Desde luego los tiranos de épocas pasadas carecían de los medios sofisticados de control psicológico e ideológico propios del totalitarismo del siglo XX. Los medios psicológicos y tecnológicos de que disponen los gobiernos hoy, hacen que cuando adoptan el camino democida sea imposible pensar ni opinar nada diferente de lo que ellos mandan pensar y opinar. En aquel entonces se pretendía ese mismo control absoluto, pero probablemente estaba fuera de su alcance, quedándoles solamente como métodos de control la brutalidad del terror, la muerte, hambrunas provocadas, las violaciones sistemáticas de mujeres y niñas y la esclavitud.

Ante realidades como estas, la Biblia ensaya formas de resistencia que en primer lugar, se manifestaron eficaces para conservarnos hasta hoy el legado de sus convicciones y el conocimiento de su Dios eterno, Creador y Salvador de la humanidad. Y en segundo lugar, nos pueden guiar hoy para saber cómo vivir cuando la corrupción política, el desempleo, los desahucios, el abismo creciente entre ricos y poderosos y la inmensa masa de la sociedad en vías de empobrecimiento, parecieran robarnos la esperanza y el futuro. En realidad las formas bíblicas de resistencia valen para situaciones mucho más terroríficas que nada que podamos imaginar los españoles del siglo XXI. No quepa duda que ningún régimen democida presente ni futuro podrá jamás acabar con aquel pueblo que resista con las armas que nos propone la Biblia.

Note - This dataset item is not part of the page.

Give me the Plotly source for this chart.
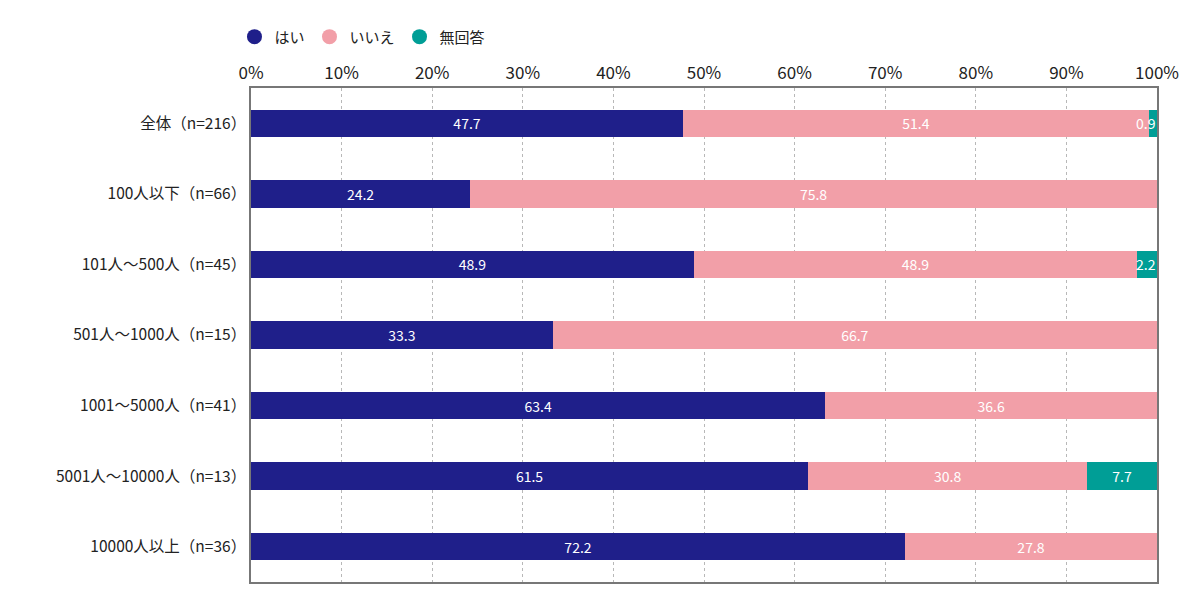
import plotly.graph_objects as go

# 回答データ (%)
groups = ['全体(n=216)', '100人以下(n=66)', '101人～500人(n=45)', '501人～1000人(n=15)',
          '1001～5000人(n=41)', '5001人～10000人(n=13)', '10000人以上(n=36)']
hai = [47.7, 24.2, 48.9, 33.3, 63.4, 61.5, 72.2]
iie = [51.4, 75.8, 48.9, 66.7, 36.6, 30.8, 27.8]
muka = [0.9, 0.0, 2.2, 0.0, 0.0, 7.7, 0.0]
x_ticks = [0, 10, 20, 30, 40, 50, 60, 70, 80, 90, 100]

series = [('はい', hai, 'rgb(31,31,138)'),
          ('いいえ', iie, 'rgb(242,159,168)'),
          ('無回答', muka, 'rgb(0,158,150)')]

# 全角括弧で表示
labels = [g.replace('(', '（').replace(')', '）') for g in groups]

fig = go.Figure()
for name, vals, col in series:
    # 細すぎる区間のラベルは後で注釈として右寄せ
    txt = ['%.1f' % v if v >= 5 else '' for v in vals]
    fig.add_trace(go.Bar(
        y=labels, x=vals, orientation='h', name=name,
        marker=dict(color=col, line_width=0),
        text=txt,
        textposition='inside', insidetextanchor='middle', textangle=0,
        constraintext='none',
        textfont=dict(color='white', size=14),
        showlegend=False, width=0.39))
    # 凡例用の丸
    fig.add_trace(go.Scatter(
        x=[None], y=[None], mode='markers', name=name,
        marker=dict(color=col, size=15, symbol='circle')))

for lab, a, b, c in zip(labels, hai, iie, muka):
    if 0 < c < 5:
        fig.add_annotation(x=a + b + c, y=lab, text='%.1f' % c, showarrow=False,
                           xanchor='right', xshift=1,
                           font=dict(color='white', size=14))

# ページ余白(8px)の分だけ小さく
fig.update_layout(
    barmode='stack',
    width=1192, height=590,
    margin=dict(l=243, r=43, t=80, b=16, autoexpand=False),
    plot_bgcolor='white', paper_bgcolor='white',
    font=dict(family='Noto Sans CJK JP', size=15, color='#222'),
    legend=dict(orientation='h', xref='container', yref='container',
                x=0.190, y=0.951, xanchor='left', yanchor='middle',
                font=dict(size=15), traceorder='normal'),
    bargap=0.61,
)
fig.update_xaxes(
    range=[0, 100], side='top', tickvals=x_ticks,
    ticktext=['%d%%' % t for t in x_ticks],
    tickfont=dict(size=17),
    showgrid=True, gridcolor='#b8b8b8', griddash='dot', gridwidth=1,
    showline=True, linecolor='#777', linewidth=1.5, mirror=True,
    zeroline=False, ticks='', automargin=False, fixedrange=True)
fig.update_yaxes(
    autorange='reversed', showline=True, linecolor='#777', linewidth=1.5,
    mirror=True, ticks='', ticklabelstandoff=0, tickfont=dict(size=15.5),
    automargin=False, fixedrange=True)

fig.write_html("out.html")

En primer lugar, resistir las mentiras con la verdad. El primer campo de batalla es la mente de los creyentes. Cuando los que mandan —sean gobiernos, sean las fuerzas económicas que ponen y derriban gobiernos a placer— pretenden robarnos la esperanza en ningún otro futuro diferente del que ellos nos proponen, es posible seguir convencidos del futuro glorioso que nos espera en Cristo. A lo largo de los siglos los mártires que han entregado la vida cantando salmos y declarando su fe en Dios, han demostrado que esto es posible: que quien resiste con cánticos y alabanzas no sucumbe a la desesperanza y el lavado de cerebro, no sucumbe al dolor físico ni a la tristeza infinita que procuran provocar matando a todos los seres queridos. ¡Siempre es posible creer! ¡Siempre es posible seguir esperando en Dios!

En segundo lugar, la oración y el clamor. La oración como acto público de resistencia —como Daniel que oraba con la ventana abierta, en dirección a Jerusalén. La oración como declaración de que Dios existe, que existe otra autoridad superior a toda autoridad humana. La oración de arrepentimiento colectivo —como las de Daniel 9 y Nehemías 1— atribuye nuestros padecimientos no a la maldad del enemigo sino a nuestros propios pecados y los de nuestros antepasados. La oración de arrepentimiento colectivo ignora a esos que se creen quién para hacernos sufrir y atribuye todo padecimiento —pero también, por consiguiente, la potestad para hacer que el padecimiento cese— a Dios en el cielo. Toda la Biblia está llena de ejemplos del poder real de la oración para conseguir que Dios transforme realidades que parecen inamovibles.

En tercer lugar, resistirse a la imitación de las propias tácticas de terror. Muchos no entienden esto. Matar hombres y mujeres —según Jesús, incluso odiar a hombres y mujeres como enemigos en lugar de amarlos como prójimo— es claudicar. Odiar y matar y vengar es aceptar la ideología del homicidio, del terror y en última instancia, de los propios democidas. Los cuatro evangelios, escritos todos después de la destrucción de Jerusalén en el año 70, coinciden en recoger la instrucción de Jesús de nunca devolver mal por mal, siempre amar, siempre ver a todo ser humano como un prójimo, nunca como el ser bestial que ellos mismos se creen ser según las conductas bestiales que adoptan. Cuando los cristianos hemos olvidado eso, ya hemos sido derrotados aunque parezcamos vencer. Pero cuando hemos sabido amar a quien humanamente es imposible amar, aunque nos maten hemos vencido. Entonces Dios ha vencido y será todavía capaz de resucitar lo que está muerto, levantar de las cenizas lo que todo el mundo daría por perdido para siempre.

Si Jesús resucitó, ninguna situación está nunca perdida del todo ni sin esperanza ni futuro.

Contra la mentira, verdad. Contra regímenes malignos, clamor ante Dios. Contra el odio, amor. Contra la desesperanza, fe y confianza en Dios. Y en ningún caso devolver mal por mal.